___ DATA SUPPLIED

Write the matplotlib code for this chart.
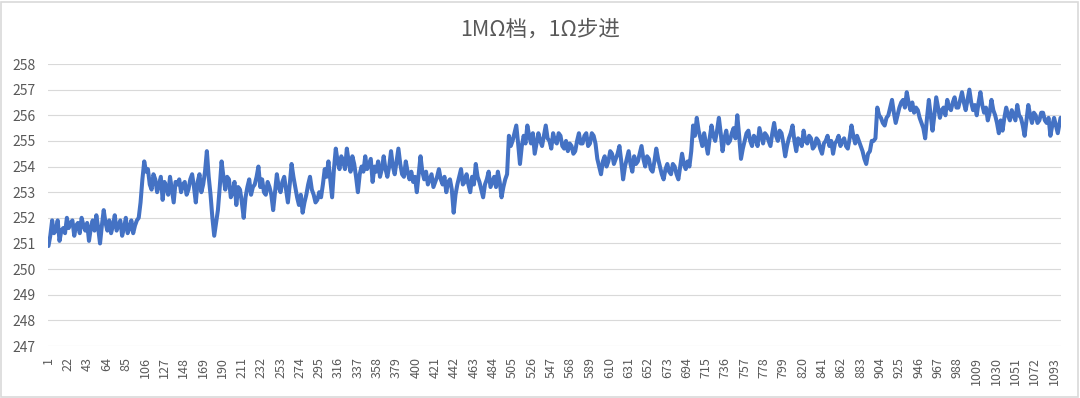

______
___ DATA SUPPLIED

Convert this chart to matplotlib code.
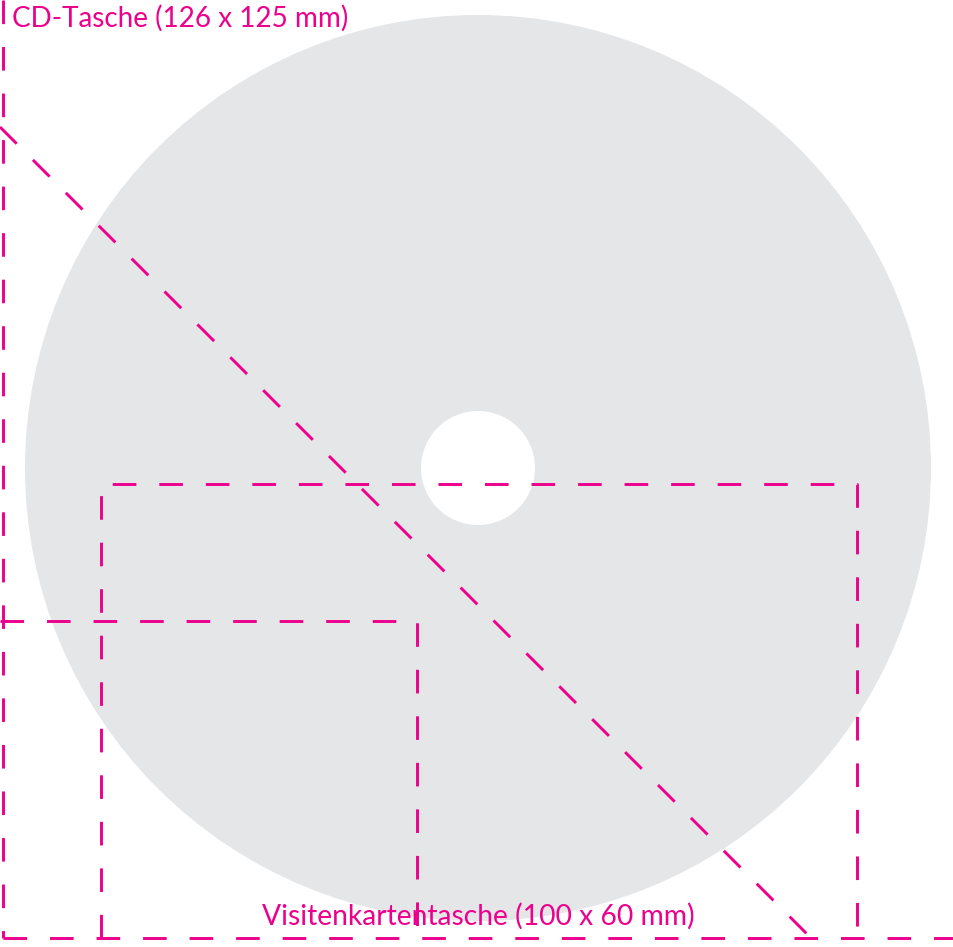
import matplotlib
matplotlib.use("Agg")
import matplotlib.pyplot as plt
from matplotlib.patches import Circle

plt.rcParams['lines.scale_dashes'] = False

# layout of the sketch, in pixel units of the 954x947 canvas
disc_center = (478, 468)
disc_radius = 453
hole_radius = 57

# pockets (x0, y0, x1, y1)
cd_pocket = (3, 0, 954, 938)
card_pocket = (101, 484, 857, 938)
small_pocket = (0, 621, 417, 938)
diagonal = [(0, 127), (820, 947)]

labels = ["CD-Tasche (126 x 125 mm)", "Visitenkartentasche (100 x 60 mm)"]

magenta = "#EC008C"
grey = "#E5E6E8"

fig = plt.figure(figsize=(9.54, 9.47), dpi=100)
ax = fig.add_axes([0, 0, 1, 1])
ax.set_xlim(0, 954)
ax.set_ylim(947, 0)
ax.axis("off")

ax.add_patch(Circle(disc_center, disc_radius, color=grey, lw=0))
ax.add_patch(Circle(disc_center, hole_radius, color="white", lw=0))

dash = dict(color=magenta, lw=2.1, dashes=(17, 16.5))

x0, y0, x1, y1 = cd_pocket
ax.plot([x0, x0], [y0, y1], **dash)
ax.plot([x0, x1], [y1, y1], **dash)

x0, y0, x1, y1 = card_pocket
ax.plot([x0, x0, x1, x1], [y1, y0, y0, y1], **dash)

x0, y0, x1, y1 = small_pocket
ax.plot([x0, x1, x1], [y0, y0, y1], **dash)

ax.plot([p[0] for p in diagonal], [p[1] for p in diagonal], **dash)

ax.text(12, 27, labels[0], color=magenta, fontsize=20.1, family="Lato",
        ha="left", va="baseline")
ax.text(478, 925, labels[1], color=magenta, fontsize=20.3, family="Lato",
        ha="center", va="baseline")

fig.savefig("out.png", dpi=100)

______

Gather all the lines that include the word "this" and copy them out.

Write the matplotlib code for this chart.
Convert this chart to matplotlib code.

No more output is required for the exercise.